Jamo Concert Element SW10 subwoofer in white finish with circular fabric grille
Concert Element SW10

The Element lineup includes:

  • Element 50 bookshelf speakers — $1,099 / €1,159 per pair
  • Element 70 floorstanders — $1,899 / €1,999 per pair
  • Element 90 floorstanders — $2,499 / €2,599 per pair
  • Element SW10 subwoofer — $699 / €729 each

Why This Relaunch Matters

Jamo’s return is interesting because the brand is not just coming back with a safe, low-cost speaker package. The new Concert Series gives it two very different ways to reintroduce itself.

Concert Legacy is clearly aimed at buyers who still care about traditional hi-fi design: passive speakers, premium drivers, larger cabinets, and stereo listening. Concert Element feels more like the modern-living-room option, with slimmer cabinets, bolder styling, and a dedicated subwoofer for people who want more system flexibility.

Jamo Concert Element speakers on a wooden shelf in a modern living room setup

That split makes sense.
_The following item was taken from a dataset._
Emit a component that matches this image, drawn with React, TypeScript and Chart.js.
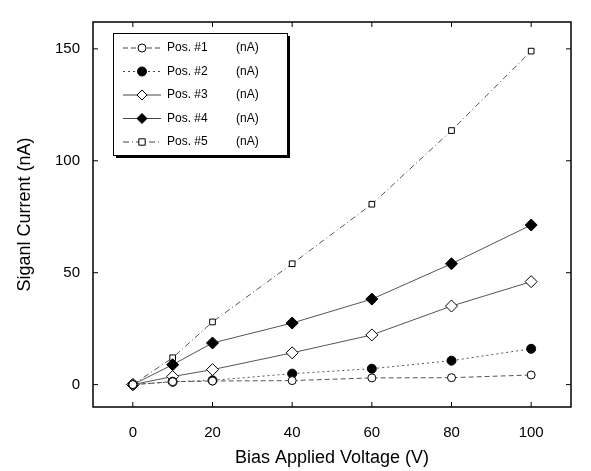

Not every speaker buyer wants the same thing anymore. Some people still want a large pair of floorstanders and a serious amplifier. Others want speakers that sound capable but do not dominate the room. Jamo is trying to speak to both groups without forcing one design philosophy across the whole range.

The real test, of course, will come when the speakers are heard outside a trade show environment. Legacy’s pricing puts it in a competitive hi-fi space, where Jamo will have to go up against brands that have stayed more visible in recent years. Element looks more approachable, but it still costs enough that buyers will likely compare it against several well-known lifestyle and hi-fi speaker options.

For now, the new Concert Series gives Jamo a clearer identity for its comeback. Legacy leans on the company’s past, while Element points toward the kind of speaker people may actually want in their living rooms today. That combination could help Jamo re-enter the conversation, but the final word will depend on how these speakers sound once they reach dealers and reviewers.